Selecting which mode to use and when poses a complex control problem, but if implemented well, can reduce battery energy consumption while ensuring passenger comfort. Future knowledge of the journey makes it possible to model the predicted state conditions and apply optimization techniques to select the most suitable sequence of control modes for a given journey. This paper evaluates the application of Dynamic Programming (DP) for use with this categorical type of control system. The DP algorithm views the problem as a whole, therefore providing a global optimum solution based on a full journey, as opposed to a rule-based system which makes decisions based only on current and past state conditions. DP is computationally intensive and is therefore typically applied as an “offline” optimizer from which to benchmark, thus, this research acts as a precursor to the development of a real-time optimized controller. As the DP results identify the best possible system gains, these will be used as a benchmark when implementing an online optimized controller, and to assess the level of investment appropriate considering the available gains.
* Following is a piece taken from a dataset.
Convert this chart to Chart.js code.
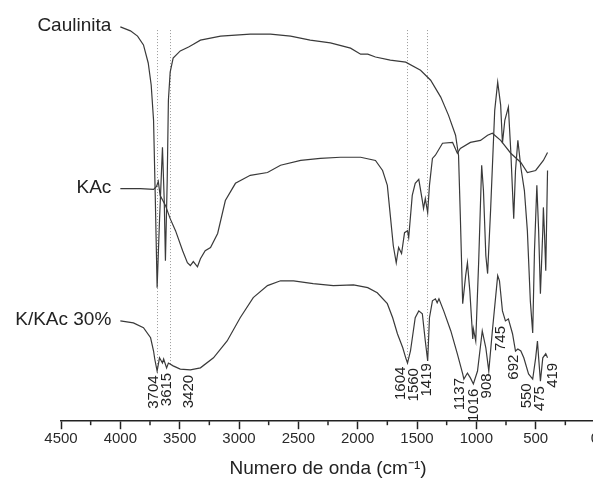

This study has used a thermal management model and integrated this with the highly optimized Dynamic Programming MATLAB toolbox, “DPM”, developed at ETH Zurich by Sundstrom, O et al. Initial simulations over the Worldwide Harmonized Light Vehicles Test Procedure (WLTP) resulted in a maximum improvement in cold ambient conditions where the powertrain components are at their least efficient. The potential gains diminish at higher ambient temperatures as the powertrain components are closer to their operating windows. The results of this study provide a valuable insight into the optimization of the thermal management of a BEV which is potentially critical for their success as a long-term viable alternative to ICE powered vehicles.